::: Recorded information

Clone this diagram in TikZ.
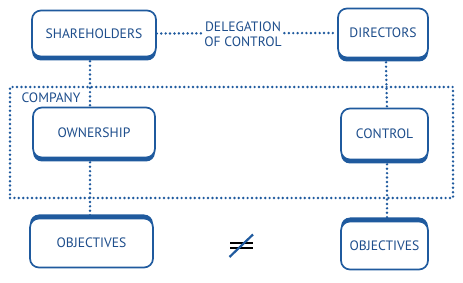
\documentclass[tikz,border=0pt]{standalone}
\usepackage{fontspec}
\setmainfont{PT Sans}
\definecolor{cblue}{HTML}{1F5A9E}
\definecolor{tblue}{HTML}{1E4E8C}
\begin{document}
\begin{tikzpicture}[x=1pt,y=-1pt,
  lbl/.style={font=\fontsize{13.6}{16}\selectfont, text=tblue},
  boxbase/.style={lbl, draw=cblue, line width=1.7pt, rounded corners=9pt, fill=white, inner sep=0pt, align=center},
  boxlow/.style={boxbase, preaction={fill=cblue, transform canvas={yshift=-4pt}}},
  boxhigh/.style={boxbase, preaction={fill=cblue, transform canvas={yshift=4pt}}},
  dots/.style={draw=cblue, line width=2.7pt, line cap=round, dash pattern=on 0pt off 4.4pt},
]
\useasboundingbox (0,0) rectangle (463,283);
% company frame
\node[dots, minimum width=443pt, minimum height=111pt, inner sep=0pt] (company) at (231.5,142.5) {};
\node[lbl, anchor=west] (complbl) at (18,98) {COMPANY};
% boxes
\node[boxlow, minimum width=124pt, minimum height=46pt] (sh) at (94,33.5) {SHAREHOLDERS};
\node[boxlow, minimum width=90pt, minimum height=49pt] (dir) at (383,33) {DIRECTORS};
\node[boxlow, minimum width=122pt, minimum height=50pt] (own) at (94,132.5) {OWNERSHIP};
\node[boxlow, minimum width=87pt, minimum height=51pt] (ctl) at (384.5,134) {CONTROL};
\node[boxhigh, minimum width=123pt, minimum height=49pt] (objl) at (91.5,243) {OBJECTIVES};
\node[boxhigh, minimum width=87pt, minimum height=48pt] (objr) at (384.5,245.5) {OBJECTIVES};
% connectors
\draw[dots] (sh.east) -- (dir.west);
\node[lbl, align=center, fill=white, inner sep=1pt] (deleg) at (243,34.5) {DELEGATION\\[-1pt]OF CONTROL};
\draw[dots] ([xshift=-4pt]sh.south) ++(0,4) -- ([xshift=-4pt]own.north);
\draw[dots] ([xshift=3pt]dir.south) ++(0,4) -- ([xshift=2.5pt]ctl.north);
\draw[dots] ([xshift=-4pt]own.south) ++(0,4) -- ([xshift=-1.5pt]objl.north) ++(0,-4);
\draw[dots] ([xshift=2.5pt]ctl.south) ++(0,4) -- ([xshift=2.5pt]objr.north);
% not equal
\node[inner sep=0pt, minimum width=24pt, minimum height=24pt] (neq) at (241.5,245.5) {};
\draw[black, line width=2.3pt] ([xshift=-11.5pt,yshift=-2.6pt]neq.center) -- ([xshift=11.5pt,yshift=-2.6pt]neq.center);
\draw[black, line width=2.3pt] ([xshift=-11.5pt,yshift=2.6pt]neq.center) -- ([xshift=11.5pt,yshift=2.6pt]neq.center);
\draw[cblue, line width=2.2pt] ([xshift=-12pt,yshift=-11.5pt]neq.center) -- ([xshift=11.5pt,yshift=11pt]neq.center);
\end{tikzpicture}
\end{document}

::::::

### Stated goal
Copy the data exactly. Any picture it contains is to be omitted.

### Result
Clone this diagram in TikZ.
\documentclass[tikz,border=0pt]{standalone}
\usepackage{fontspec}
\setmainfont{PT Sans}
\definecolor{cblue}{HTML}{1F5A9E}
\definecolor{tblue}{HTML}{1E4E8C}
\begin{document}
\begin{tikzpicture}[x=1pt,y=-1pt,
  lbl/.style={font=\fontsize{13.6}{16}\selectfont, text=tblue},
  boxbase/.style={lbl, draw=cblue, line width=1.7pt, rounded corners=9pt, fill=white, inner sep=0pt, align=center},
  boxlow/.style={boxbase, preaction={fill=cblue, transform canvas={yshift=-4pt}}},
  boxhigh/.style={boxbase, preaction={fill=cblue, transform canvas={yshift=4pt}}},
  dots/.style={draw=cblue, line width=2.7pt, line cap=round, dash pattern=on 0pt off 4.4pt},
]
\useasboundingbox (0,0) rectangle (463,283);
% company frame
\node[dots, minimum width=443pt, minimum height=111pt, inner sep=0pt] (company) at (231.5,142.5) {};
\node[lbl, anchor=west] (complbl) at (18,98) {COMPANY};
% boxes
\node[boxlow, minimum width=124pt, minimum height=46pt] (sh) at (94,33.5) {SHAREHOLDERS};
\node[boxlow, minimum width=90pt, minimum height=49pt] (dir) at (383,33) {DIRECTORS};
\node[boxlow, minimum width=122pt, minimum height=50pt] (own) at (94,132.5) {OWNERSHIP};
\node[boxlow, minimum width=87pt, minimum height=51pt] (ctl) at (384.5,134) {CONTROL};
\node[boxhigh, minimum width=123pt, minimum height=49pt] (objl) at (91.5,243) {OBJECTIVES};
\node[boxhigh, minimum width=87pt, minimum height=48pt] (objr) at (384.5,245.5) {OBJECTIVES};
% connectors
\draw[dots] (sh.east) -- (dir.west);
\node[lbl, align=center, fill=white, inner sep=1pt] (deleg) at (243,34.5) {DELEGATION\\[-1pt]OF CONTROL};
\draw[dots] ([xshift=-4pt]sh.south) ++(0,4) -- ([xshift=-4pt]own.north);
\draw[dots] ([xshift=3pt]dir.south) ++(0,4) -- ([xshift=2.5pt]ctl.north);
\draw[dots] ([xshift=-4pt]own.south) ++(0,4) -- ([xshift=-1.5pt]objl.north) ++(0,-4);
\draw[dots] ([xshift=2.5pt]ctl.south) ++(0,4) -- ([xshift=2.5pt]objr.north);
% not equal
\node[inner sep=0pt, minimum width=24pt, minimum height=24pt] (neq) at (241.5,245.5) {};
\draw[black, line width=2.3pt] ([xshift=-11.5pt,yshift=-2.6pt]neq.center) -- ([xshift=11.5pt,yshift=-2.6pt]neq.center);
\draw[black, line width=2.3pt] ([xshift=-11.5pt,yshift=2.6pt]neq.center) -- ([xshift=11.5pt,yshift=2.6pt]neq.center);
\draw[cblue, line width=2.2pt] ([xshift=-12pt,yshift=-11.5pt]neq.center) -- ([xshift=11.5pt,yshift=11pt]neq.center);
\end{tikzpicture}
\end{document}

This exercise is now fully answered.